Schools, charities, chaplaincies from universities and workplaces, and churches from across the spectrum of denominations were all represented; and with each reflecting something of their own tradition and style of prayer, we experienced the church in all its beautiful diversity. Together we prayed in words and in images, in stillness and in movement, in words and in silence, and often in music. We sang hymns passed down through generations and contemporary songs, we clapped to lively African tunes and were drawn into silence by reflective chants. Many of those present had the opportunity both to engage with the familiar and the reassuring but also to step out of our comfort zones to meet with others whose way of praying was a new experience. The number of people who were present ebbed and flowed throughout the event, but this was never about numbers anyway. It was always about providing a space of prayer that could bring grace and blessing.
For me, the 24 hours of prayer stands as a witness to the possibility of unity with our Christian brothers and sisters from different traditions and hopefully serves to bring that vision of Christ, that all may be one, a little closer to being within our reach. But while part of the purpose of the event was to celebrate and contribute to Christian Unity, the theme that was chosen, “All Are Welcome” spoke too of a much wider message. It was a recognition that Christ’s call that “all may be one” is not just an end in itself, but rather enables the church to witness to God’s love for all the world. The 24 hours of prayer was part of that witness: offering a prayer which reached out and encompassed the whole of our city and our world: in all its joys and all its suffering; all its beauty and all its complexity, in all that it is and all it can be.
Helping to organise the 24 hours of prayer is quite a significant undertaking. In amongst everything else that occupies my energies, there were moments when I wondered if my involvement with it might now have run its course. Almost before the day had started, and certainly as it reached its conclusion, those thoughts had evaporated. By the end of the 24 hours, I felt uplifted and inspired and ready to look ahead to next year's event. If this is such a meaningful interlude in my calendar, something into which I have willingly poured a lot of time and energy, I think the reason is very simply this: it is an opportunity to be upheld and supported in my belief that prayer really matters.

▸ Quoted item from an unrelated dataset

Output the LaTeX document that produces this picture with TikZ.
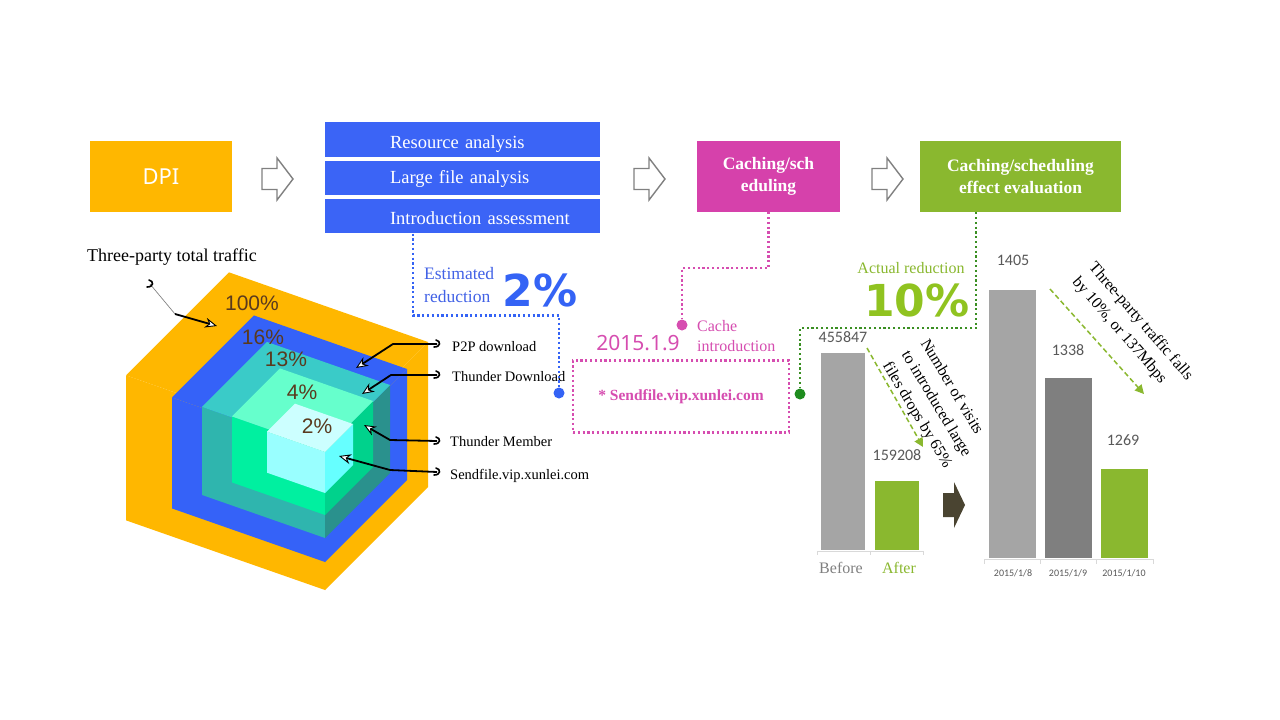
\documentclass[tikz,border=0pt]{standalone}
\usepackage{fontspec}
\setmainfont{Liberation Serif}
\newfontfamily\arialf{Liberation Sans}
\newfontfamily\notof{Noto Sans}
\newfontfamily\carlf{Carlito}
\newfontfamily\djvf{DejaVu Sans}
\usetikzlibrary{arrows.meta}
\definecolor{cOrange}{HTML}{FFB700}
\definecolor{cBlueBox}{HTML}{3B64F6}
\definecolor{cMag}{HTML}{D641AB}
\definecolor{cGreen}{HTML}{8AB82F}
\definecolor{cBlueTxt}{HTML}{4262E6}
\definecolor{cBig}{HTML}{3463F5}
\definecolor{cMagTxt}{HTML}{D64DB0}
\definecolor{cLime}{HTML}{90C320}
\definecolor{cDkGreen}{HTML}{1E8C1E}
\definecolor{cDotGreen}{HTML}{3A8F22}
\definecolor{cGrayBar}{HTML}{A5A5A5}
\definecolor{cDkBar}{HTML}{7F7F7F}
\definecolor{cNum}{HTML}{595959}
\definecolor{cBrown}{HTML}{5A3A1E}
\definecolor{cCubeBlue}{HTML}{3562F8}
\definecolor{cTealF}{HTML}{2FB5AE}
\definecolor{cTealR}{HTML}{2A918D}
\definecolor{cTealT}{HTML}{3ACBC8}
\definecolor{cMintF}{HTML}{00F0A0}
\definecolor{cMintR}{HTML}{00D28C}
\definecolor{cMintT}{HTML}{66FFCC}
\definecolor{cCyanF}{HTML}{99FFFF}
\definecolor{cCyanR}{HTML}{66FFFF}
\definecolor{cCyanT}{HTML}{CCFFFF}
\definecolor{cArrowDk}{HTML}{4A4431}
\definecolor{cAxis}{HTML}{D9D9D9}

% L B W H D front right top
\newcommand\cubeLayer[8]{%
  \fill[#6] (#1,{#2-0.35*#3}) -- (325,#2) -- (325,{#2-#4}) -- (#1,{#2-0.35*#3-#4}) -- cycle;
  \fill[#7] (325,#2) -- ({325+#5},{#2-#5}) -- ({325+#5},{#2-#5-#4}) -- (325,{#2-#4}) -- cycle;
  \fill[#8] (#1,{#2-0.35*#3-#4}) -- (325,{#2-#4}) -- ({325+#5},{#2-#5-#4}) -- ({#1+#5},{#2-0.35*#3-#4-#5}) -- cycle;
}
\newcommand\hollowArrow[1]{%
  \draw[hollow, shift={(#1)}] (0,-10.5) -- (15,-10.5) -- (15,-21) -- (31,0) -- (15,21) -- (15,10.5) -- (0,10.5) -- cycle;
}
\newcommand\hookMark[1]{%
  \draw[hookst, shift={(#1)}] (-1,-4) .. controls (4,-3) and (4,3) .. (-3,3);
}

\tikzset{
  flowbox/.style={inner sep=0pt, text=white, minimum height=71pt, align=center},
  bluebox/.style={inner sep=0pt, text=white, fill=cBlueBox, text width=275pt, align=left,
    font=\fontsize{18.5}{22}\selectfont},
  hollow/.style={draw=gray, line width=1.4pt, fill=white, line join=miter},
  hookst/.style={line width=1.6pt, line cap=round},
  callout/.style={draw=black, line width=1.8pt, -{Stealth[length=12pt, width=10pt, fill=white, line width=0.9pt]}},
  lbl/.style={anchor=west, inner sep=0pt, font=\fontsize{14.5}{17}\selectfont},
  pct/.style={inner sep=0pt, text=cBrown, font=\arialf\fontsize{21}{24}\selectfont},
  dotline/.style={line width=2.2pt, dash pattern=on 2.2pt off 2.6pt},
  bigdot/.style={circle, inner sep=0pt, minimum size=11pt},
  num/.style={inner sep=0pt, text=cNum, font=\carlf\fontsize{16}{19}\selectfont},
  date/.style={inner sep=0pt, text=cNum, font=\carlf\fontsize{10}{12}\selectfont},
  rottxt/.style={anchor=north west, inner sep=0pt, align=left, font=\fontsize{16}{22}\selectfont},
  gdash/.style={draw=cGreen, line width=1.5pt, dash pattern=on 5pt off 3pt, -{Triangle[length=9pt, width=9pt]}},
  axisln/.style={draw=cAxis, line width=1pt}
}

\begin{document}
\begin{tikzpicture}[x=1pt, y=-1pt]
\useasboundingbox (0,0) rectangle (1280,720);
\fill[white] (0,0) rectangle (1280,720);

% ---------- top flow ----------
\node[flowbox, fill=cOrange, minimum width=142pt, font=\notof\fontsize{22}{26}\selectfont] (dpi) at (161,176.5) {DPI};
\node[bluebox, minimum height=34.4pt, text height=17pt, text depth=0pt] (ana1) at (462.5,139.5) {\hspace*{65pt}Resource analysis};
\node[bluebox, minimum height=34pt, text height=13pt, text depth=2.4pt] (ana2) at (462.5,178) {\hspace*{65pt}Large file analysis};
\node[bluebox, minimum height=34.3pt, text height=17pt, text depth=0.4pt] (ana3) at (462.5,216.2) {\hspace*{65pt}Introduction assessment};
\node[flowbox, fill=cMag, minimum width=143pt, font=\bfseries\fontsize{17.5}{22}\selectfont] (cs) at (768.5,176.5) {Caching/sch\\eduling};
\node[flowbox, fill=cGreen, minimum width=201pt, font=\bfseries\fontsize{17.5}{22}\selectfont] (ev) at (1020.5,176.5) {Caching/scheduling\\effect evaluation};

\coordinate (ar1) at (262,179);
\coordinate (ar2) at (634,179);
\coordinate (ar3) at (872,179);
\hollowArrow{ar1}
\hollowArrow{ar2}
\hollowArrow{ar3}

% ---------- nested cubes ----------
\cubeLayer{126}{590}{199}{145}{103}{cOrange}{cOrange}{cOrange}
\cubeLayer{172}{562}{153}{111}{82}{cCubeBlue}{cCubeBlue}{cCubeBlue}
\cubeLayer{202}{538}{123}{88}{65}{cTealF}{cTealR}{cTealT}
\cubeLayer{232}{515}{93}{66}{48}{cMintF}{cMintR}{cMintT}
\cubeLayer{267}{493}{58}{41}{28}{cCyanF}{cCyanR}{cCyanT}

\node[pct] (p100) at (252,303) {100\%};
\node[pct] (p16) at (263,337) {16\%};
\node[pct] (p13) at (286,359) {13\%};
\node[pct] (p4) at (302,392) {4\%};
\node[pct] (p2) at (317,426) {2\%};

% ---------- callouts ----------
\node[inner sep=0pt, font=\fontsize{18}{21}\selectfont] (ltot) at (172,257) {Three-party total traffic};
\node[lbl] (lp2p) at (452,347) {P2P download};
\node[lbl] (ltd) at (452,377) {Thunder Download};
\node[lbl] (ltm) at (450,442) {Thunder Member};
\node[lbl] (lsf) at (450,476) {Sendfile.vip.xunlei.com};

\coordinate (hk0) at (150,284);
\coordinate (b0) at (175,314);
\coordinate (t0) at (217,326);
\coordinate (hk1) at (437,344);
\coordinate (b1) at (393,344);
\coordinate (t1) at (356,368);
\coordinate (hk2) at (437,375);
\coordinate (b2) at (391,375);
\coordinate (t2) at (362,394);
\coordinate (hk3) at (437,441);
\coordinate (b3) at (390,440);
\coordinate (t3) at (364,425);
\coordinate (hk4) at (437,472);
\coordinate (b4) at (390,470);
\coordinate (t4) at (339,456);

\draw[gray, line width=0.7pt] (hk0) -- (b0);
\draw[callout] (b0) -- (t0);
\draw[callout] (hk1) -- (b1) -- (t1);
\draw[callout] (hk2) -- (b2) -- (t2);
\draw[callout] (hk3) -- (b3) -- (t3);
\draw[callout] (hk4) -- (b4) -- (t4);
\hookMark{hk0}
\hookMark{hk1}
\hookMark{hk2}
\hookMark{hk3}
\hookMark{hk4}

% ---------- estimated reduction ----------
\node[anchor=west, inner sep=0pt, align=left, text=cBlueTxt, font=\fontsize{17.5}{23}\selectfont] (est) at (424,285) {Estimated\\reduction};
\node[inner sep=0pt, text=cBig, font=\djvf\bfseries\fontsize{44}{48}\selectfont] (e2) at (540,290) {2\%};
\node[bigdot, fill=cBig] (bdot) at (559,393) {};
\draw[cBig, dotline] ([xshift=-49.5pt]ana3.south) -- ++(0,82) -| (bdot);

% ---------- cache introduction ----------
\node[bigdot, fill=cMagTxt] (mdot) at (682,325) {};
\draw[cMagTxt, dotline] (cs.south) -- ++(0,56) -| (mdot);
\node[anchor=west, inner sep=0pt, align=left, text=cMagTxt, font=\fontsize{16}{20}\selectfont] (cint) at (697,336) {Cache\\introduction};
\node[inner sep=0pt, text=cMagTxt, font=\notof\fontsize{21}{24}\selectfont] (date) at (638,343) {2015.1.9};
\node[draw=cMagTxt, dotline, minimum width=216pt, minimum height=72pt, inner sep=0pt, text=cMagTxt, font=\bfseries\fontsize{15.5}{18}\selectfont] (sf) at (681,396.5) {* Sendfile.vip.xunlei.com};

% ---------- actual reduction ----------
\node[inner sep=0pt, text=cGreen, font=\fontsize{16}{19}\selectfont] (act) at (911,268) {Actual reduction};
\node[inner sep=0pt, text=cLime, font=\djvf\bfseries\fontsize{44}{48}\selectfont] (a10) at (917,300) {10\%};
\node[bigdot, fill=cDkGreen] (gdot) at (800,394) {};
\draw[cDotGreen, dotline] ([xshift=-44.5pt]ev.south) -- ++(0,116) -| (gdot);

% ---------- chart 1 ----------
\fill[cGrayBar] (821,353) rectangle (865,550);
\fill[cGreen] (875,481) rectangle (919,550);
\draw[axisln] (817,551) -- (923,551);
\draw[axisln] (817,551) -- (817,555) (870,551) -- (870,555) (923,551) -- (923,555);
\node[num] (v1) at (843,337) {455847};
\node[num] (v2) at (897,455) {159208};
\node[inner sep=0pt, text=gray, font=\fontsize{16}{19}\selectfont] (bef) at (841,568) {Before};
\node[inner sep=0pt, text=cGreen, font=\fontsize{16}{19}\selectfont] (aft) at (899,568) {After};
\coordinate (g1s) at (867,348);
\coordinate (g1e) at (923,447);
\draw[gdash] (g1s) -- (g1e);
\node[rottxt, rotate=-59] (r1) at (930,337) {Number of visits\\to introduced large\\files drops by 65\%};

% dark arrow
\fill[cArrowDk] (943,493) -- (954,493) -- (954,482) -- (965,505) -- (954,528) -- (954,517) -- (943,517) -- cycle;

% ---------- chart 2 ----------
\fill[cGrayBar] (989,290) rectangle (1036,558);
\fill[cDkBar] (1045,378) rectangle (1092,558);
\fill[cGreen] (1101,469) rectangle (1148,558);
\draw[axisln] (984,559) -- (1153,559);
\draw[axisln] (984,559) -- (984,564) (1040,559) -- (1040,564) (1096,559) -- (1096,564) (1153,559) -- (1153,564);
\node[num] (c1) at (1013,260) {1405};
\node[num] (c2) at (1068,350) {1338};
\node[num] (c3) at (1123,440) {1269};
\node[date] (d1) at (1013,573) {2015/1/8};
\node[date] (d2) at (1068,573) {2015/1/9};
\node[date] (d3) at (1124,573) {2015/1/10};
\coordinate (g2s) at (1050,289);
\coordinate (g2e) at (1144,394);
\draw[gdash] (g2s) -- (g2e);
\node[rottxt, rotate=-49] (r4) at (1097,260) {Three-party traffic falls\\by 10\%, or 137Mbps};
\end{tikzpicture}
\end{document}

For all the very different expressions of it; everyone who took part did so in the firm belief that prayer has real value. Value which is tangible even if it is indefinable. This is something I cling to at the core of my being. It is the very foundation of the life we have chosen to live here at Carrs Lane. But sometimes it can be a lonely place to be. By its very nature prayer does not have the concrete visible outcomes that are inherent to other aspects of our life and work. By its very nature it is deeply personal and often indescribable. By its very nature, prayer whispers, it does not shout. Even in the churches, let alone wider society, it feels like prayer can be all too often squeezed out by all those other 'good things' which place their demands on our energies. As we have tried to established our community life here, we have attempted to recentre our lives around a routine of prayer. Sometimes that is in itself enough. Sometimes it is good to be reminded we are not alone.